また、FacebookはプラットフォームとしてCIBの取り締まりで熱心で、同社は特定のIPアドレスからのアカウント作成をブロックしており、CIB実行者が実際にアカウント作成に成功しても怪しい動きをしていれば作成後数分以内にそのアカウントを削除しているという。CIBに関するレポートを定期的に発行しているのもプラットフォームとしてそのような行為を許容しない姿勢の表れと言えるだろう。
そのFacebookでさえも多くのCIBと思われる動きが発見されているので、他のプラットフォームも合わせると相当数が存在すると思われる。特にXではアジェンダを問わず日々数多くのCIBが観測されている。偽アカウントのポスト(旧ツイート)を他の大量の偽アカウントでリポスト(旧リツイート)するというケースが数多く見られる。その中にはX側に検知されて削除・シャドウバン(タイムラインや検索結果に表示されにくくすること)されているものもあるが、そのまま放置されているものも少なくない。

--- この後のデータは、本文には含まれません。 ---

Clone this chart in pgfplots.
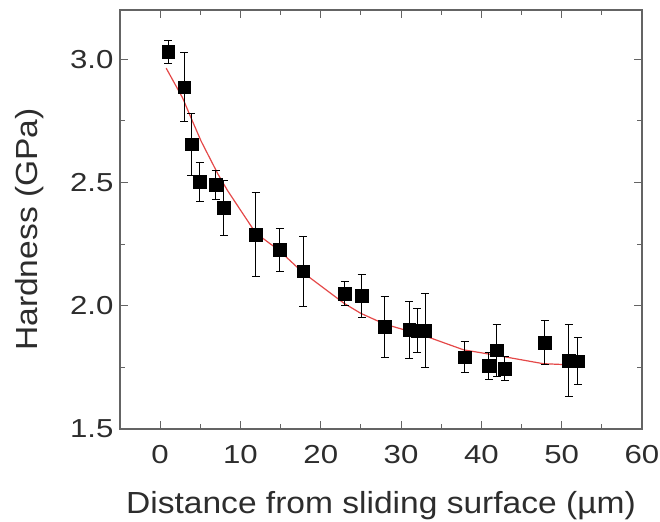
\documentclass[border=0pt]{standalone}
\usepackage{fontspec}
\setmainfont{Liberation Sans}[FakeStretch=1.1]
\newfontfamily\tickfont{Liberation Sans}[FakeStretch=1.2]
\usepackage{pgfplots}
\pgfplotsset{compat=1.18}
\definecolor{fitred}{RGB}{228,72,72}
\definecolor{axgray}{RGB}{100,100,100}
\definecolor{txtgray}{RGB}{45,45,45}
\begin{document}
\begin{tikzpicture}
\path[use as bounding box] (0,0) rectangle (660bp,522bp);
\begin{axis}[
  at={(120bp,93bp)}, anchor=south west,
  scale only axis, width=522bp, height=419bp,
  xmin=-5, xmax=60, ymin=1.5, ymax=3.2,
  xtick={0,10,...,60}, ytick={1.5,2.0,2.5,3.0},
  minor x tick num=1, minor y tick num=1,
  tick align=inside, major tick length=8bp, minor tick length=5bp,
  axis line style={axgray, line width=1.2bp},
  every tick/.style={axgray, line width=1bp},
  /pgf/number format/assume math mode=true,
  yticklabel style={/pgf/number format/fixed, /pgf/number format/fixed zerofill, /pgf/number format/precision=1},
  tick label style={font=\tickfont\fontsize{26bp}{28bp}\selectfont, text=txtgray},
  label style={font=\fontsize{30.5bp}{34bp}\selectfont, text=txtgray},
  xlabel={Distance from sliding surface (\textmu m)},
  ylabel={Hardness (GPa)},
  xlabel style={at={(axis description cs:0.5,0)}, anchor=base, yshift=-84bp},
  ylabel style={at={(axis description cs:-0.1724,0.476)}, anchor=center},
  xticklabel style={anchor=base, yshift=-34bp},
  yticklabel style={xshift=-3bp},
]
\addplot[fitred, line width=1.2bp] coordinates {
(0.75,2.964) (2.8,2.843) (3.85,2.762) (5.1,2.668) (7.2,2.534) (8.4,2.467)
(11.9,2.295) (14.8,2.225) (17.7,2.137) (22.9,2.010) (25.0,1.969) (28.0,1.925)
(31.2,1.895) (33.7,1.869) (37.8,1.821) (41.5,1.801) (47.7,1.765) (50.6,1.761) (52.3,1.760)
};
\addplot[black, only marks, mark=square*, mark size=6.3bp,
  error bars/.cd, y dir=both, y explicit,
  error bar style={black, line width=0.9bp},
  error mark options={rotate=90, mark size=4bp, line width=0.9bp, black}]
coordinates {
(1.0,3.030) +- (0,0.045)
(3.0,2.886) +- (0,0.140)
(3.9,2.655) +- (0,0.125)
(4.9,2.503) +- (0,0.080)
(6.9,2.490) +- (0,0.060)
(7.9,2.397) +- (0,0.110)
(11.9,2.289) +- (0,0.170)
(14.9,2.227) +- (0,0.087)
(17.8,2.140) +- (0,0.143)
(23.0,2.050) +- (0,0.050)
(25.1,2.040) +- (0,0.086)
(27.95,1.915) +- (0,0.123)
(31.0,1.902) +- (0,0.115)
(32.0,1.900) +- (0,0.090)
(33.0,1.900) +- (0,0.150)
(37.9,1.792) +- (0,0.063)
(40.9,1.757) +- (0,0.055)
(41.9,1.820) +- (0,0.105)
(42.9,1.745) +- (0,0.050)
(47.9,1.851) +- (0,0.090)
(50.9,1.777) +- (0,0.146)
(52.0,1.775) +- (0,0.095)
};
\end{axis}
\end{tikzpicture}
\end{document}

今後XやFacebookでの取締強化に伴い、CIBは取締りのゆるいより小さなプラットフォームへ移行していくと考えられる。CIBの取り締まりにはある程度の人的・技術的リソースが必要なので、それらが十分にない小さなプラットフォームはCIBを放置してしまうかもしれない。そうした無法地帯となったプラットフォームは中国やロシアにとっては非常に都合のいい場所になるだろう。
今こそCIBに目を向けるべき
CIBによる世論操作は言論空間を歪めて健全な民主主義を阻害するという問題だけではなく、安全保障上の問題も有している。日本や西側諸国が何らかの物理的攻撃を受けた際にCIBを利用したフェイクニュースが拡散されれば社会を混乱させることが可能だからだ。「情報戦」と「認知戦」がより重要になっていくであろう今こそ、もう一つの「フェイク」であるCIBに目を向けていくことが重要になるだろう。